Here's your vocabulary word for the week: zoonosis. It describes an infection that is transmitted between species. For example, the disease that the husband and wife team of Bill Wasik and Monica Murphy have written about in their new book, Rabid: A Cultural History of the World's Most Diabolical Virus.
Wasik is a journalist; his wife is a veterinarian, so the rabies virus seems like a natural topic for conversation. "Veterinarians spend a lot of time thinking about rabies, even though in this country, we hardly ever see it," Murphy tells NPR's Robert Siegel. "So I've been bringing home stories about rabies from my education and from my reading for a long long time."
Murphy's stories about rabies intrigued her husband. "I started to think about all the cultural resonances of that and even just of the word 'rabid,' " Wasik says. "So we realized that it would be fun for us to work on a book together about it."
Rabies is a terrible virus, causing immense suffering before it kills. "It's a really awful way to go," Wasik says, "but if you take a step back, you sort of have to admire it because it is one of those pathogens that actually compels the host to spread it."
The virus attacks the limbic system, which Murphy describes as the seat of anger, fear and desire. "The rabies virus creates a pretty effective rabies-spreading machine," she says, as maddened, infected animals bite and spread the disease through their saliva.
That idea of the infected bite that spreads madness and death is at the heart of many great modern horror narratives: Wasik says tales of vampires, werewolves and even zombies have some rabies in their DNA.
Rabies also, chillingly, blurs the line between human and animal. "I feel like that is the reason why we've always feared rabies more than is necessarily warranted by the number of people that it kills," he says. "The very disease itself is like a transfer of an animal essence to a human being ... the fear and the biting ... it is an animal aggression, transferred to us."
But rabies is rarely seen in this country; Murphy didn't see a rabid dog in person until she traveled to Indonesia during an outbreak.
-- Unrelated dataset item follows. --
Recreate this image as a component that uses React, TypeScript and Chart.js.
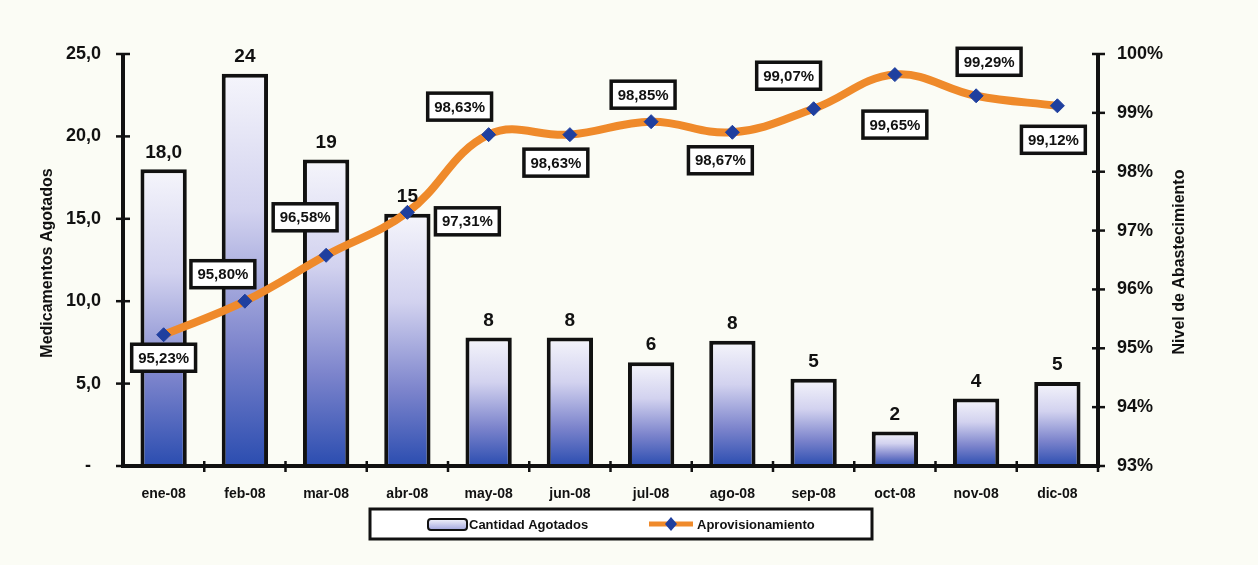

There were limited measures in place to control the spread of rabies; mostly, people shot the sick dogs. "Despite the large-scale culling efforts, the virus continued to spread around the island and many people died, so it's good that eventually the government came around to vaccination," she says.
That vaccine was originally developed by the French scientist Louis Pasteur in the 19th century; in fact, it was the first modern vaccine developed in the laboratory. Pasteur's work becomes even more remarkable when you consider the fact that he didn't really know what was causing rabies; he called the infectious agent a virus, but at the time, no one had ever seen a virus.
"I think that was Pasteur's great achievement," Murphy says, "that he adhered so fervently to the belief that for any infectious disease, there will be an infectious organism behind it ... that even when he couldn't see it under the microscope, he still went after it."